Tesna has budgeted to lose $120million in the first year of operation, near break-even in the second year and turn a $50million profit in the third year. If it goes it alone it faces a major battle. To justify its full service cost base it must prise back the premium corporate market from Qantas, a task that proved impossible for the old Ansett.
Most corporations are not bound by long-term contracts to Qantas and Tesna believes it can woo them with its yet-to-be-revealed frequent flyer program and top service and on-time reliability.
But Qantas, which has announced a $50million upgrade of its lounge facilities, pitched at the premium market, will match any frequent flyer initiative, and its much larger fleet gives it a major advantage in providing the network breadth and frequency crucial to business travellers.
How Ansett, with initially just 16 jets to operate between 11 ports, will match that is unclear.
Tesna's other claimed advantage is costs.
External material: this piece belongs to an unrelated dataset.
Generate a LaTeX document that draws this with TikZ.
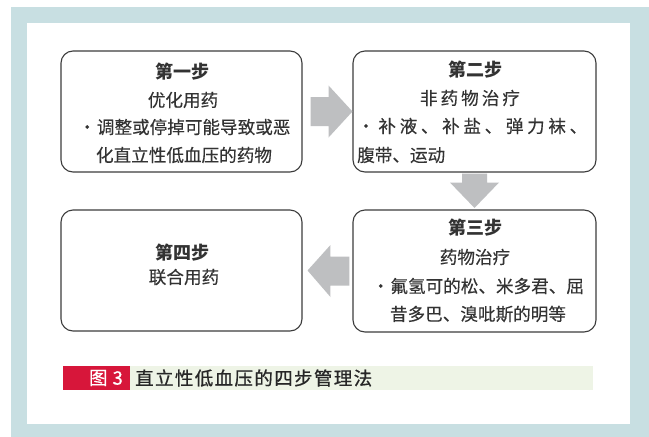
\documentclass[tikz,border=0pt]{standalone}
\usepackage{fontspec}
\setmainfont{Noto Sans CJK SC}
\newfontfamily\medfont[FakeBold=0.8]{Noto Sans CJK SC}
\newfontfamily\bodyfont[FakeBold=0.3]{Noto Sans CJK SC}
\usetikzlibrary{calc}
\definecolor{framebl}{HTML}{C8DFE2}
\definecolor{boxln}{HTML}{3C3C3C}
\definecolor{txtc}{HTML}{333333}
\definecolor{arrc}{HTML}{BEBFC1}
\definecolor{capred}{HTML}{D7163A}
\definecolor{capgreen}{HTML}{EEF4E6}
\tikzset{
  stepbox/.style={draw=boxln, line width=1.1pt, rounded corners=12pt, fill=white, inner sep=0pt},
  txt/.style={inner sep=0pt, text=txtc, font=\bodyfont\fontsize{17.6}{20}\selectfont},
  ttl/.style={inner sep=0pt, text=txtc, font=\fontsize{18}{20}\selectfont\bfseries},
  blockarrow/.style={fill=arrc, draw=none},
}
\begin{document}
\begin{tikzpicture}[x=1pt,y=-1pt]
\useasboundingbox (0,0) rectangle (649,437);
\fill[framebl] (11,7) rectangle (649,437);
\fill[white] (27,23) rectangle (630,424);

% boxes
\node[stepbox, minimum width=241pt, minimum height=121pt] (b1) at (181.5,111.5) {};
\node[stepbox, minimum width=243pt, minimum height=121pt] (b2) at (474.5,111.5) {};
\node[stepbox, minimum width=243pt, minimum height=122pt] (b3) at (474.5,271) {};
\node[stepbox, minimum width=241pt, minimum height=121pt] (b4) at (181.5,270.5) {};

% arrows
\fill[blockarrow] ($(b1.east)+(8,-14.5)$) -- ($(b1.east)+(26,-14.5)$) -- ($(b1.east)+(26,-26)$)
  -- (b2.west) -- ($(b1.east)+(26,26)$) -- ($(b1.east)+(26,14.5)$) -- ($(b1.east)+(8,14.5)$) -- cycle;
\fill[blockarrow] ($(b2.south)+(-12.5,1)$) -- ($(b2.south)+(-12.5,10)$) -- ($(b2.south)+(-24.5,10)$)
  -- ($(b3.north)+(0,-1.5)$) -- ($(b2.south)+(24.5,10)$) -- ($(b2.south)+(12.5,10)$) -- ($(b2.south)+(12.5,1)$) -- cycle;
\fill[blockarrow] ($(b3.west)+(-3,-14.5)$) -- ($(b3.west)+(-22,-14.5)$) -- ($(b3.west)+(-22,-26)$)
  -- ($(b4.east)+(5,0)$) -- ($(b3.west)+(-22,26)$) -- ($(b3.west)+(-22,14.5)$) -- ($(b3.west)+(-3,14.5)$) -- cycle;

% box 1 text
\node[ttl] (t1a) at (182,72) {第一步};
\node[txt] (t1b) at (183,100) {优化用药};
\node[txt] (t1c) at (184.5,127) {\makebox[212pt][s]{・\hfill 调整或停掉可能导致或恶}};
\node[txt] (t1d) at (184,155) {化直立性低血压的药物};

% box 2 text
\node[ttl] (t2a) at (475,70) {第二步};
\node[txt] (t2b) at (470,98) {\makebox[100pt][s]{非\hfill 药\hfill 物\hfill 治\hfill 疗}};
\node[txt, anchor=west] (t2c) at (357,126) {\makebox[230pt][s]{・\hfill 补\hfill 液\hfill 、\hfill 补\hfill 盐\hfill 、\hfill 弹\hfill 力\hfill 袜\hfill 、}};
\node[txt, anchor=west] (t2d) at (357,155) {腹带、运动};

% box 3 text
\node[ttl] (t3a) at (475,228) {第三步};
\node[txt] (t3b) at (475,257) {药物治疗};
\node[txt] (t3c) at (478,286) {\makebox[212pt][s]{・\hfill 氟氢可的松、米多君、屈}};
\node[txt] (t3d) at (478,314) {昔多巴、溴吡斯的明等};

% box 4 text
\node[ttl] (t4a) at (182,253) {第四步};
\node[txt] (t4b) at (184,277) {联合用药};

% caption
\fill[capgreen] (130,366) rectangle (593,390);
\fill[capred] (63,366) rectangle (130,390);
\node[inner sep=0pt, anchor=east, text=white, font=\medfont\fontsize{18.5}{20}\selectfont] (capnum) at (123,378) {图\hspace{5pt}3};
\node[inner sep=0pt, anchor=west, text=black!85, font=\medfont\fontsize{18.5}{20}\selectfont] (captxt) at (135,378) {\makebox[237pt][s]{直\hfill 立\hfill 性\hfill 低\hfill 血\hfill 压\hfill 的\hfill 四\hfill 步\hfill 管\hfill 理\hfill 法}};
\end{tikzpicture}
\end{document}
It commissioned Airbus, supplier of the 29 new jets it is acquiring, to prepare a report comparing the old Ansett's cost base with world's best practice.
It has reviewed the old Ansett's deficiencies - such as a productivity rate in line maintenance of 4.5 to 5 person hours per flight hour compared with world's best practice of 1.5 person hours and addressed them in the enterprise bargaining agreements it has struck with key unions, as well as in outsourcing and supply deals.
Tesna got close to the three-year wage freeze it wanted, in return for offering staff 5 per cent of the airline. The only guaranteed distribution, of $4million to staff in the second year after a performance review, amounts to an average $1,333 for the 3,000 staff it says it will employ. A further review in the third year is also subject to performance.
Discussions between Tesna and Virgin will continue over the weekend.
Even if they do agree to join forces, any merger would require the approval of the Australian Competition and Consumer Commission.
The watchdog might not like such a deal, but if Ansett and Virgin slug it out in the market there's a strong chance that one will fall over, putting thousands more staff out of work and leaving Qantas once again with most of the market.